▸ **REQUIREMENTS**
What lines of the data include the string "that"? Copy them all.

[Start of RECORD SET]

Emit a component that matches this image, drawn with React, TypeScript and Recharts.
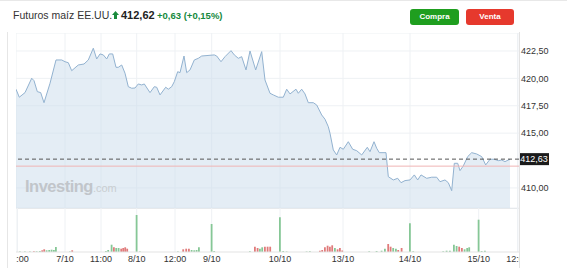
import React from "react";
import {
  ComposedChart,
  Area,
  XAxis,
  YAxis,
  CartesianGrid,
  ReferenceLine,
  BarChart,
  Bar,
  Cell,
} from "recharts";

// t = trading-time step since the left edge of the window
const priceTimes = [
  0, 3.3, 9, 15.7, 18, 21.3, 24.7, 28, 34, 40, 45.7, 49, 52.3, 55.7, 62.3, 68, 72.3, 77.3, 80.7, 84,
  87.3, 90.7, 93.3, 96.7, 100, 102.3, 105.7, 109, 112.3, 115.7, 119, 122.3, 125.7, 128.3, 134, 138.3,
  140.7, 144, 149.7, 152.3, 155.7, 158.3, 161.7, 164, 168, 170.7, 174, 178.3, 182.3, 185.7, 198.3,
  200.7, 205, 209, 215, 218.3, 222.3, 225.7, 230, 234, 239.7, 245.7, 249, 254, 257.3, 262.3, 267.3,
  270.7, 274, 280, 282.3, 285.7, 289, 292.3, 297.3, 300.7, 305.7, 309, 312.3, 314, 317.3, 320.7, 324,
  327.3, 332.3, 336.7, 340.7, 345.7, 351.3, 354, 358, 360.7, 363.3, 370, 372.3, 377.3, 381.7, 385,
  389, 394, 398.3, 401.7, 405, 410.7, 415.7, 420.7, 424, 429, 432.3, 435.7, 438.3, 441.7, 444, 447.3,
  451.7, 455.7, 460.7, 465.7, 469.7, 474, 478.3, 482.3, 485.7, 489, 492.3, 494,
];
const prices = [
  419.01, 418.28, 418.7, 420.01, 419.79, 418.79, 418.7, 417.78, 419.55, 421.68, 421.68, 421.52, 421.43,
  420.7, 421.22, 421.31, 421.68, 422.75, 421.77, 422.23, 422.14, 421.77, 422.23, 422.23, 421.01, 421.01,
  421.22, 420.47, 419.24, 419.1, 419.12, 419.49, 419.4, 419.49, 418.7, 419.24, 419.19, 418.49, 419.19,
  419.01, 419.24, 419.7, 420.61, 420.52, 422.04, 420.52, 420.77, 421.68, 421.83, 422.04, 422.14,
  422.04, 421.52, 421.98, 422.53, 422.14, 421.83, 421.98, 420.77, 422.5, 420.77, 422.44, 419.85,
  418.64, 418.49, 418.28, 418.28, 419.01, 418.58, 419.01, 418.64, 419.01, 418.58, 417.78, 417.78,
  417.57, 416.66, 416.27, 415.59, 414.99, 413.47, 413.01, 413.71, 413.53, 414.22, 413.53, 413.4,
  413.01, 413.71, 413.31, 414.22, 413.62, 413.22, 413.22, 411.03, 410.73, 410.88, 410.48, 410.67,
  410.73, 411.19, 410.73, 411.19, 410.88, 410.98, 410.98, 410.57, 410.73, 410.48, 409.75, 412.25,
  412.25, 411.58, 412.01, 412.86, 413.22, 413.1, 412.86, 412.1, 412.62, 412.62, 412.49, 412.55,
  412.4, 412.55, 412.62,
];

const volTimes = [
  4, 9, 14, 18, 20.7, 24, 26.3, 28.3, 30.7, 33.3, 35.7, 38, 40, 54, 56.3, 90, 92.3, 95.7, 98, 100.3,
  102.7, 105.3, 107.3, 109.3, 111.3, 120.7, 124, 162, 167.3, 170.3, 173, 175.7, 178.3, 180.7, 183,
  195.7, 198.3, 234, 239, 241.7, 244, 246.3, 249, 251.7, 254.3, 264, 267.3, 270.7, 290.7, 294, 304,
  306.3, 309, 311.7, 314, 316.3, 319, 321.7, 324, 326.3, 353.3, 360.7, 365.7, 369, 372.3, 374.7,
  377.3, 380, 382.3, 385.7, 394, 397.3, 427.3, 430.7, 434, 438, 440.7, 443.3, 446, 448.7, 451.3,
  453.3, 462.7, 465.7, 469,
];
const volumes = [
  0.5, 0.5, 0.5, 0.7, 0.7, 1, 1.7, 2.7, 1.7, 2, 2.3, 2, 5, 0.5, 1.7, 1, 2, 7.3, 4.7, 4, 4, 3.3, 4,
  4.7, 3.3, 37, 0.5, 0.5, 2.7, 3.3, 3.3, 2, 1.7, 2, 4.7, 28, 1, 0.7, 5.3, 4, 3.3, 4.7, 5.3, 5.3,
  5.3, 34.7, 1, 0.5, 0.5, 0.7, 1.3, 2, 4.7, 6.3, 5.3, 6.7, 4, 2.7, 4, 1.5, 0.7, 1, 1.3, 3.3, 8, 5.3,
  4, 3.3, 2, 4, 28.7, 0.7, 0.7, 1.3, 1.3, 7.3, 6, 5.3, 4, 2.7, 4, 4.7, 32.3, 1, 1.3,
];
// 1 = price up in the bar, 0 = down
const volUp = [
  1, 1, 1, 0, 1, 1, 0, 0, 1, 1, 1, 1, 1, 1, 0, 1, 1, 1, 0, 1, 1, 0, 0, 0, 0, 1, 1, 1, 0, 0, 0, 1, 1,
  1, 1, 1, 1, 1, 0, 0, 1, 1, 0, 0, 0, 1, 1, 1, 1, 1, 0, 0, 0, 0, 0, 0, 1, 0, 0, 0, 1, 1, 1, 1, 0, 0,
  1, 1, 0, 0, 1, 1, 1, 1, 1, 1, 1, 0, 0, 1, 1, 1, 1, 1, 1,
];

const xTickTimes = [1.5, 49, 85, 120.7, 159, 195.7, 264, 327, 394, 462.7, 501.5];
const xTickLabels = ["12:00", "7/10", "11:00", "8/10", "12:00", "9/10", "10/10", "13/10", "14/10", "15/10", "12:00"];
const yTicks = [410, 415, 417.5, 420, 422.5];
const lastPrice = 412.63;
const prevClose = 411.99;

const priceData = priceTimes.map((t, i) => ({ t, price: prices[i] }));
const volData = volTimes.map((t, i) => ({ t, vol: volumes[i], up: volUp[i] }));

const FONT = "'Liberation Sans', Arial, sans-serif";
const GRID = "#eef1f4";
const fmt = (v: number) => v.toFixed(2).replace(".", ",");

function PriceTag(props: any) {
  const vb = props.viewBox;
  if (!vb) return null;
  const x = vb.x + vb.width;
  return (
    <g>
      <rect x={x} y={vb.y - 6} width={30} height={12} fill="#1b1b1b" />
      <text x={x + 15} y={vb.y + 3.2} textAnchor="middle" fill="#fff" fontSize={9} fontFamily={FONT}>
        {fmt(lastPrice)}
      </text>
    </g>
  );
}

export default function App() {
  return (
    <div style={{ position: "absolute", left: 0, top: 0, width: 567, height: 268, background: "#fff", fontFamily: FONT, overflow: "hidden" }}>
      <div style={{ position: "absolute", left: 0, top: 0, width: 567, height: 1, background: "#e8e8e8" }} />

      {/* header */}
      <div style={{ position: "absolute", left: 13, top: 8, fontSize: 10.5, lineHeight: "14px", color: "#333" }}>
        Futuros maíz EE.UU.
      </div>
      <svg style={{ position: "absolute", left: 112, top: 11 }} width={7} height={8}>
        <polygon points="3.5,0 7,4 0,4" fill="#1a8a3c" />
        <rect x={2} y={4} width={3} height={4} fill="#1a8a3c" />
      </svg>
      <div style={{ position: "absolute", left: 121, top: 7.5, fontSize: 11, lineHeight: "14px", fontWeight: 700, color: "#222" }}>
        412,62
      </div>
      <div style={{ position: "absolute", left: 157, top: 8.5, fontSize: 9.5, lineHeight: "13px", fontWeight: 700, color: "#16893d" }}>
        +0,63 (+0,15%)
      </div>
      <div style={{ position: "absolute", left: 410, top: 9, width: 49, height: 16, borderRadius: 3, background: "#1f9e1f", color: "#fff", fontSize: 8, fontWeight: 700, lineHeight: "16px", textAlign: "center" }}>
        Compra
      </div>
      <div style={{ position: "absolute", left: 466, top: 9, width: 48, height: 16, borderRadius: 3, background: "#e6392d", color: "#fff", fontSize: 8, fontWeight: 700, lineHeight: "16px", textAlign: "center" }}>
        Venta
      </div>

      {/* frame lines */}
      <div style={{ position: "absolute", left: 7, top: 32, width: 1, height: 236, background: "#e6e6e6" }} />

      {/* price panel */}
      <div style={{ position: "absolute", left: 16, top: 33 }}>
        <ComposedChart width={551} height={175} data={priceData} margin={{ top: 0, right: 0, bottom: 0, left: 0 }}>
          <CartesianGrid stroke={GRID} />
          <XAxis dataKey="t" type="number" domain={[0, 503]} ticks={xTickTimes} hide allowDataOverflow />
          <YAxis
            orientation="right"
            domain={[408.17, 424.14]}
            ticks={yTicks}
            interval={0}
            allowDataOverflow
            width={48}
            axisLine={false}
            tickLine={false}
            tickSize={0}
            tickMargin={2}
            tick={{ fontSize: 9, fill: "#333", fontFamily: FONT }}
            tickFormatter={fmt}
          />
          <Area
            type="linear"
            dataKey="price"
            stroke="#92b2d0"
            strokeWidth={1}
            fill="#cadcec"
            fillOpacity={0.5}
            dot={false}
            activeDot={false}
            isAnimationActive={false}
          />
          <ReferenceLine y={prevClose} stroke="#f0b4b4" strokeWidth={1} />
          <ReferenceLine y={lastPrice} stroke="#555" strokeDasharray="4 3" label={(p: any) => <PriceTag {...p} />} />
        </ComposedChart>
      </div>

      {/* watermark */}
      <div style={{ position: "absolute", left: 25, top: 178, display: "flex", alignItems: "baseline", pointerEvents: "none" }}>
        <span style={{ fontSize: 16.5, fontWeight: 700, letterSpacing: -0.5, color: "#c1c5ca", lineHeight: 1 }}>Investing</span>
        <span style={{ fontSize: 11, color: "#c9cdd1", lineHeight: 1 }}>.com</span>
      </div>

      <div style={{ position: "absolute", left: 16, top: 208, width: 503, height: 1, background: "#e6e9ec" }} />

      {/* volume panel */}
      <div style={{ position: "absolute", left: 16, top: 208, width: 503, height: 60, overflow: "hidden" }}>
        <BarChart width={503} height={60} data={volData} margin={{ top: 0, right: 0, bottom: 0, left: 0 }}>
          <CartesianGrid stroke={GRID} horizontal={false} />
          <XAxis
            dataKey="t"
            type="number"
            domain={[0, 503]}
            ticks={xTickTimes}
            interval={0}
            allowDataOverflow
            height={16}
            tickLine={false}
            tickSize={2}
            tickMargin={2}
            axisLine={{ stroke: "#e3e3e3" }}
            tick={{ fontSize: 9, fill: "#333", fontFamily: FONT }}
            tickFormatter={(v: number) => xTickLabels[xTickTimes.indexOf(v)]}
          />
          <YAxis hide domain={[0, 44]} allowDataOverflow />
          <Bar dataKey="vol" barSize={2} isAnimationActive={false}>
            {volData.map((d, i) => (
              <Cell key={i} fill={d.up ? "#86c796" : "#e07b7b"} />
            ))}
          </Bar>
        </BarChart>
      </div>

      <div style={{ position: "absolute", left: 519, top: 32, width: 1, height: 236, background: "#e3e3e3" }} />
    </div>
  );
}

[End of RECORD SET]
[Start of RECORD SET]

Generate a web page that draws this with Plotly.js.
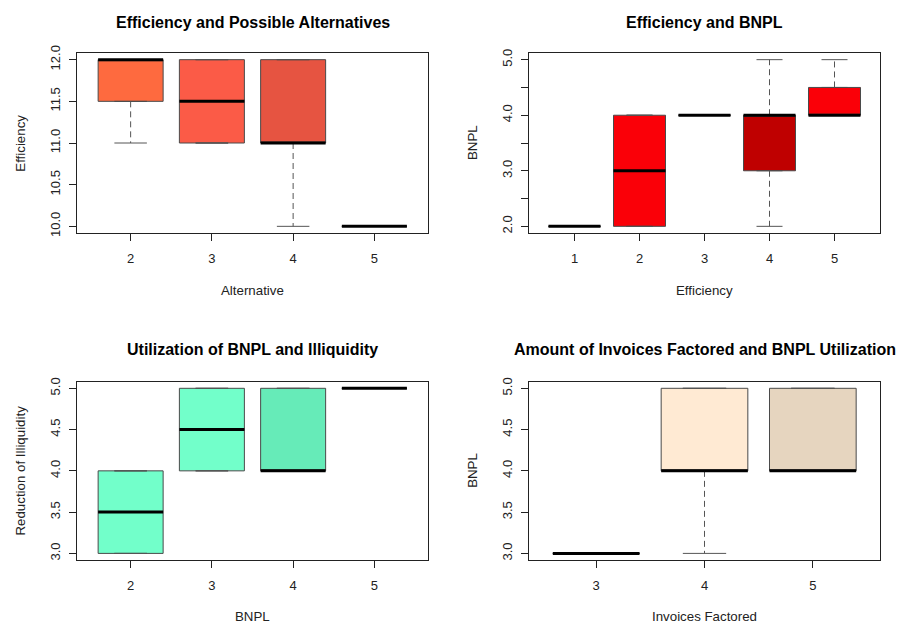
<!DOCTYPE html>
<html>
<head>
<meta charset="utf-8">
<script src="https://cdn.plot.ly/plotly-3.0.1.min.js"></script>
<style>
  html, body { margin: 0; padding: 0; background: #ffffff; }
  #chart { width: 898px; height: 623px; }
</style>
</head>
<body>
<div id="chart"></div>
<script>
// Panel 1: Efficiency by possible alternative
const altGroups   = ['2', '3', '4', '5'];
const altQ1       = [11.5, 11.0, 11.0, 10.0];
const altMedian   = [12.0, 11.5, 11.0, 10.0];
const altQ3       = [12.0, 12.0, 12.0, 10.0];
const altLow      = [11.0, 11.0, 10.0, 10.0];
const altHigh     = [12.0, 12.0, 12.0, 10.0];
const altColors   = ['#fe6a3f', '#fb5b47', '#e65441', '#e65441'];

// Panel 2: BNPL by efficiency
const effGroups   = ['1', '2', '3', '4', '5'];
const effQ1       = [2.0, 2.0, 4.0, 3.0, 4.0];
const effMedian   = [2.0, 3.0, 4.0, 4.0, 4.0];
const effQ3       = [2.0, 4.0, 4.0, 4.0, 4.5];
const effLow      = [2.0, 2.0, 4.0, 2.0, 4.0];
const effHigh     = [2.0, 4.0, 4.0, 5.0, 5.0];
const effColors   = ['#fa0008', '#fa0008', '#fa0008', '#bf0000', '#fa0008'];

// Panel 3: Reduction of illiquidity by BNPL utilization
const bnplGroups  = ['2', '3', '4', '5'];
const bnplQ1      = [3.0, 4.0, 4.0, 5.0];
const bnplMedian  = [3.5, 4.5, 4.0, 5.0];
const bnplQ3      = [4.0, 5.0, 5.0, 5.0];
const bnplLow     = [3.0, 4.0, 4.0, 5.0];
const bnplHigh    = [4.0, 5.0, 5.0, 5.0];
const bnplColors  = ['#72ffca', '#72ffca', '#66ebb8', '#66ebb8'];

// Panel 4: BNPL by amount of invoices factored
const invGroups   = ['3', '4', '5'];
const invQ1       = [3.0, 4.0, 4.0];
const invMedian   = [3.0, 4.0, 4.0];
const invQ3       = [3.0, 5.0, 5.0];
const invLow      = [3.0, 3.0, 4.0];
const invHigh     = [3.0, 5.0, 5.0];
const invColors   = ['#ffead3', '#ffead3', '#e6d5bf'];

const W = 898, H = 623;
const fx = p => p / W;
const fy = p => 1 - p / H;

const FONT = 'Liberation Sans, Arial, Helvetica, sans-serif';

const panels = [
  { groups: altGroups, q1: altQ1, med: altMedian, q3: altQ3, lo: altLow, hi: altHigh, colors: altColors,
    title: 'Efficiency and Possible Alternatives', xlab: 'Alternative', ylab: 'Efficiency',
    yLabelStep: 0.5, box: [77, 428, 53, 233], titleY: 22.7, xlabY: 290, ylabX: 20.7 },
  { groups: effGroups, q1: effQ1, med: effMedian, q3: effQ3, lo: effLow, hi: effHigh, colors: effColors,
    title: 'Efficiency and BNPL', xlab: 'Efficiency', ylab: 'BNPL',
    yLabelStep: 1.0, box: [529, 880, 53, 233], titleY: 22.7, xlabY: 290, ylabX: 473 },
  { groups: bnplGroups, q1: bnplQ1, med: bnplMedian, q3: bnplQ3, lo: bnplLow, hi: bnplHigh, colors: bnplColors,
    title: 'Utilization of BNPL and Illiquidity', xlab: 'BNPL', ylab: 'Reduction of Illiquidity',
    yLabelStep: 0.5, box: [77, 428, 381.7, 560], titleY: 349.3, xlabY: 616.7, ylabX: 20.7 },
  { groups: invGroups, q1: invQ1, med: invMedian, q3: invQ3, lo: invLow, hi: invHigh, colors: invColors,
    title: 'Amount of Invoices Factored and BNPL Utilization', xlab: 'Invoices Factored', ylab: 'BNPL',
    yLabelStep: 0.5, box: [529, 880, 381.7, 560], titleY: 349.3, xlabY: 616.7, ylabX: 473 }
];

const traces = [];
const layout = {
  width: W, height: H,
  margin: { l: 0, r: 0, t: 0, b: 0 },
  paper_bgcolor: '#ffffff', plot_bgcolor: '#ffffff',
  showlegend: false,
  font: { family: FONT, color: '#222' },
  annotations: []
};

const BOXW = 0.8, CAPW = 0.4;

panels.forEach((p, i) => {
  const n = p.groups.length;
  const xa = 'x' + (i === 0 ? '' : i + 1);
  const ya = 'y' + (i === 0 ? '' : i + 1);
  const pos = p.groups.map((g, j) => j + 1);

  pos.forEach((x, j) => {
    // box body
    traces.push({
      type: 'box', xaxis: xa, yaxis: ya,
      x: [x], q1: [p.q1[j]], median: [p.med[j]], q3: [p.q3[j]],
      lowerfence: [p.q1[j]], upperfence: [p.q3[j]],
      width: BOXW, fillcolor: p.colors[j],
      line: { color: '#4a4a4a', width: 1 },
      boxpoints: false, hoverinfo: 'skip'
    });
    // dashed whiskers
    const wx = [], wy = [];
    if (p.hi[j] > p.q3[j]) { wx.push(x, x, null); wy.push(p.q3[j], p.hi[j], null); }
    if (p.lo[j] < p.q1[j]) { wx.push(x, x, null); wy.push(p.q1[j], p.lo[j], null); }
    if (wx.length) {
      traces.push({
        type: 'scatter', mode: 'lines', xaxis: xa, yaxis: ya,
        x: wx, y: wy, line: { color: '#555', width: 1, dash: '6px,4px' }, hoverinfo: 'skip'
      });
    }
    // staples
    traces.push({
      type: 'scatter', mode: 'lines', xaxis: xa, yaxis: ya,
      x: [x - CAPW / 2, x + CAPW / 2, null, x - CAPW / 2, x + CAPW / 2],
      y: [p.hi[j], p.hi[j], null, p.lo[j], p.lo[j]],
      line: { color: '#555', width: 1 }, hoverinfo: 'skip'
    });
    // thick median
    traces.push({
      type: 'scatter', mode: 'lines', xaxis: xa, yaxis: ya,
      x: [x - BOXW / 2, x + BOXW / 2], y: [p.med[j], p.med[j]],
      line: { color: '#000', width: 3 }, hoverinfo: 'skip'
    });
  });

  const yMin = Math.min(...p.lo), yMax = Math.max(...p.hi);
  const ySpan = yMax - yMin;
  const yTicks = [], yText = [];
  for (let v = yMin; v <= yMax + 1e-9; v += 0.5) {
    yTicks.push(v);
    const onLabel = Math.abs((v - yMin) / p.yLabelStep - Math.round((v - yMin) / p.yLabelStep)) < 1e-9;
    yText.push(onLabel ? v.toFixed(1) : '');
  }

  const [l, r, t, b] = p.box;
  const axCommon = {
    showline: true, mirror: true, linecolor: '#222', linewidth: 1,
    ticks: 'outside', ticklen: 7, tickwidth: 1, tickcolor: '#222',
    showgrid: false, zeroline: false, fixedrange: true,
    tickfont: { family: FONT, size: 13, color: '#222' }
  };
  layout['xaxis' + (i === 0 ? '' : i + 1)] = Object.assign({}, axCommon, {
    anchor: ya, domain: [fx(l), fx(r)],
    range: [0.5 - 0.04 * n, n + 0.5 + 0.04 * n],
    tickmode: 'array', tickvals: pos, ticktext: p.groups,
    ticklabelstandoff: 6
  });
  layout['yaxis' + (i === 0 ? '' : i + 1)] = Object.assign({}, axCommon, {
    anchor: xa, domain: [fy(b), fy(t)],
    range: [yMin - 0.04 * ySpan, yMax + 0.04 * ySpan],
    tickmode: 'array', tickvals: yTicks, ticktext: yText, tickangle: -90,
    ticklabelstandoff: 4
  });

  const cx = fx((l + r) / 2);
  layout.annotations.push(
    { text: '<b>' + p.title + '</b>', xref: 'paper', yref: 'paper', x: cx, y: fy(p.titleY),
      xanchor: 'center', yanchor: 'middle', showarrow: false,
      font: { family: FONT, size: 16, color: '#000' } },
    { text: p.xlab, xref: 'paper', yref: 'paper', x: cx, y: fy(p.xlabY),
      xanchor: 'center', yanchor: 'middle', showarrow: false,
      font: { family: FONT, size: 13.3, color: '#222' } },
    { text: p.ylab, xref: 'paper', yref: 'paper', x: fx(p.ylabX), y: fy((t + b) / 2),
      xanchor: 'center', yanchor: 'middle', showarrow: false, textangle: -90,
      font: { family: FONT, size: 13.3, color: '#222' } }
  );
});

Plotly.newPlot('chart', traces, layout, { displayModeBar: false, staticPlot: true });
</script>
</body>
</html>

[End of RECORD SET]

▸ **SOLUTION**
Emit a component that matches this image, drawn with React, TypeScript and Recharts.
Generate a web page that draws this with Plotly.js.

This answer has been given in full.